Engine is a Nanni 85hp diesel. This is a marinized version of the well-known and reliable 5 cylinder Kubota.

It is transversely located absolutely forward, in what would be the chain locker in a conventional craft. It is coupled to a hydraulic drive and is virtually inaudible from the helm, saloon and cockpit. In addition to its silence, this system results in a prop-shaft only 18" long. It also means that the engine can be removed in less than an hour, using a car-engine hoist, with no alignment issues. It allows the engine to be installed on rubber mountings, resulting in  further silencing by reducing transmission of vibration through the hull.
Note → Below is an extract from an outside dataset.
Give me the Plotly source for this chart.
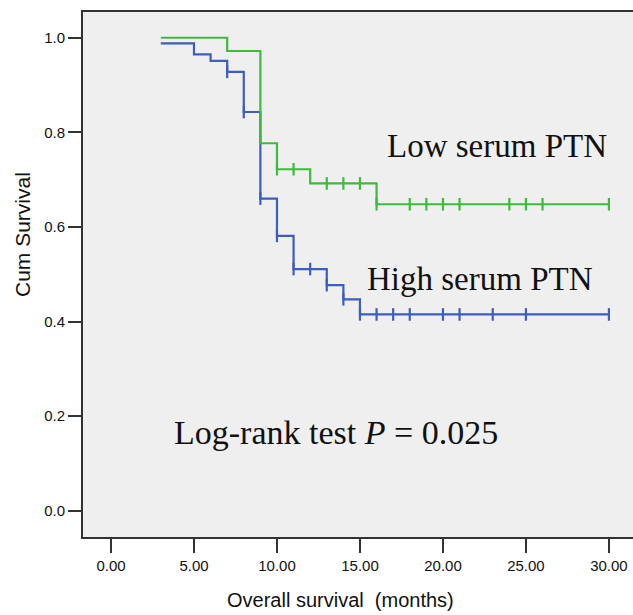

The hydraulic pump also operates the bow-thruster which is finger-tip controlled at the helm.

A hydraulic system eliminates the gearbox and clutches. Changing from forward to neutral to reverse is, again, a fingertip action. One can flick it back and forth, without inducing clutch wear, (one is merely opening and closing a valve), to hold the barge in a lock, easily and accurately without using mooring lines, a significant advantage when single-handing.

Transversely-mounted engine

Hydraulic reservoir

Hydraulic pump

Engine has always been maintained to manufacturer's specifications and has run about 2400 hours from new.

The fact that there is no engine-room per se means that there is no loss of interior space and that the barge is virtually one-level. One doesn't have to climb up and down over the engine to move from the saloon to the aft deck. There are just two steps from the saloon down to the galley area. This may not sound significant, but it is! It allows a layout where the barge feels more like a conventional small city apartment than a boat, with lovely, level open-plan in the main living/cooking areas.

My last barge was a Branson Luxmotor replica and the steps, necessitated by a conventional engine location and drive, wore me out after a day back and forth!